В открытую дверь освещенного дома раздался голос Северины, распевающей псалом 128 Saede exdugnaverunt me, положенный на музыку Клодом Гудимелем.
Много теснили меня от юности моей…
У нее был сильный чистый голос, во время воскресных служб она была запевалой в хоре.
Много теснили меня от юности моей, Но не одолели меня…
Комната была ярко освещена. Северина усадила маленькую Элизабет перед тарелкой молочного супа и вручила ей кусочек хлеба. Лорье расставлял миски к ужину.

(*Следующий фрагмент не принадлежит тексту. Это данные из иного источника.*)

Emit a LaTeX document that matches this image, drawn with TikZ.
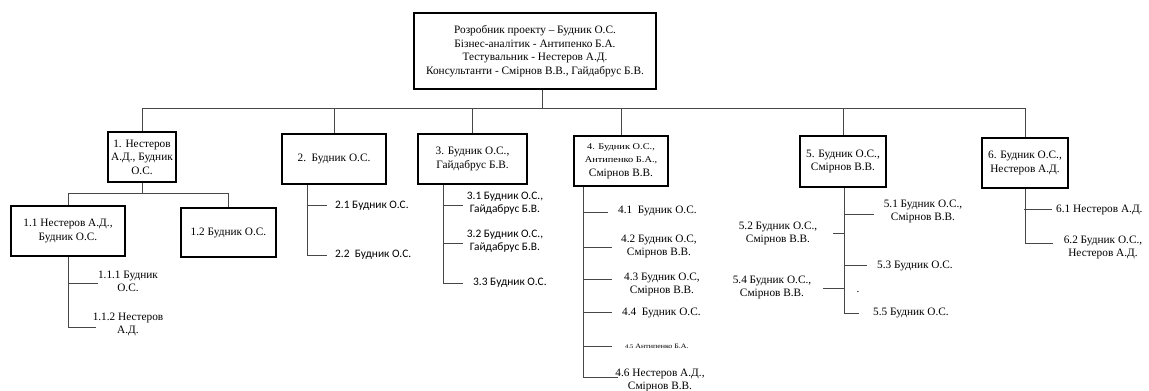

Не переставая петь, Северина занималась заготовкой рыбы: помешивала половником, словно дирижерской палочкой, снимала пену с бульона, складывала тушки трески и скумбрии в кувшины с уксусом.
– Где ты была?
– Недалеко…
– Мы искали тебя повсюду.
– Зачем?
Лорье послали предупредить мэтра Берна.
Анжелика ушла успокоенная.
Она отправилась навстречу Габриелю Берну попросить его не разыгрывать из себя римского dater familias с дочерью. Ибо, охваченный волнением и гневом, он под горячую руку способен был высечь ее, хотя, как оказывалось, ее не в чем было упрекнуть. Она, конечно, успокоит его; к тому же ей очень хотелось спросить, на кого он намекал, говоря о «дурных примерах, которые были перед глазами дочери»… Она увозила девушку с собой в путешествие, чтобы немного развлечь ее, и не ее ли он имел в виду, бросая свои возмущенные слова?
Сзади нее послышались легкие шаги. Рука Северины легко скользнула ей на талию. Тонкий, окруженный звездами месяц изливал свой тусклый свет на землю и отражался в черных глазах девушки-подростка.
– Спасибо, – с чувством произнесла Северина.
– За что, дорогая?
– За то письмо о любви, которое вы мне прочли. Я долго думала над его словами, особенно о том его отрывке, где говорилось о любви между любовниками. Это помогло мне разобраться в охвативших меня чувствах… Не смешивать интерес, развлечение и чувство. Не запутаться, но и не бояться. Она взяла руку Анжелики и поднесла ее к губам. – Спасибо… Так прекрасно, что вы есть на свете!